The sleeper sofa is one of the more closely watched items in the sale because it is built to pull double duty. West Elm rates the seat firmness at 3 on a scale where 5 is the firmest, and the pull-out gel mattress uses a two-layer construction of high-density foam and gel-infused foam. It is designed to fit four people on the sofa itself, a useful pitch for anyone trying to turn one room into a living space and a guest room at the same time.
Several dining pieces are also in the mix, and one of them is already moving fast. The small dining table comes in oak at 60 inches, but that version is sold out; the 48-inch table is still available and can seat four. West Elm says the table includes white-glove delivery, a detail that can matter as much as the price cut when a purchase is this large. Another sale item is a drink table offered with three marble top colors, giving the assortment a more decorative edge than a straight clearance event might suggest.
The sale also reaches into the brand's outdoor and workspace offerings.
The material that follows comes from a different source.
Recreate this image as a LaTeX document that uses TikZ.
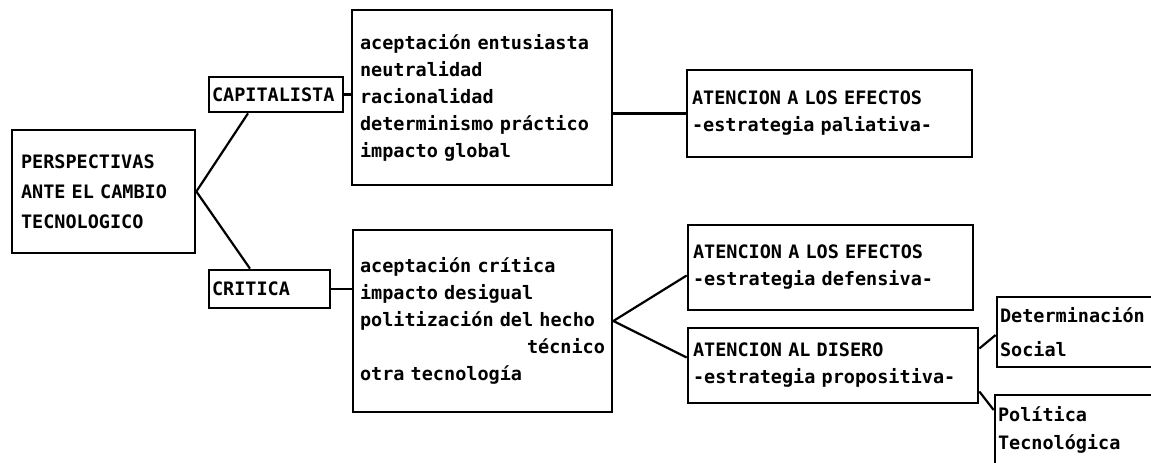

Colin King-designed planters are discounted, and the largest one weighs eight pounds, light enough to move without much effort but substantial enough to work on a patio or balcony. A desk in the sale has a top that lifts so it can function as a standing desk, with hidden storage tucked underneath. Those are the kinds of upgrades West Elm has used to keep its name in the conversation as an accessible place to buy furniture and decor that looks more tailored than generic.
That positioning has helped the company build a following with shoppers who want design-led pieces without moving into luxury pricing. Over the years, the brand has leaned on partnerships with names such as Piece & Ward and Colin King, and it has also leaned into a more youthful, quirky collaboration with Emma Chamberlain. The sale reflects that mix: big-ticket furniture sits beside smaller things people can buy on impulse, from portable table lamps to planters and candle holders, which is part of why West Elm remains a steady stop for repeat shoppers.
For consumers, the immediate question is not whether the sale is broad — it is — but which pieces will still be there once the weekend traffic picks up. The sold-out 60-inch dining table is the clearest reminder that West Elm's deepest cuts can disappear quickly, especially on items that solve a practical problem and fit easily into a home. That makes this sale less like a one-day promotion and more like a snapshot of how the brand keeps drawing shoppers back: with recognizable design, some useful bargains, and the sense that the good pieces do not stay on the floor for long.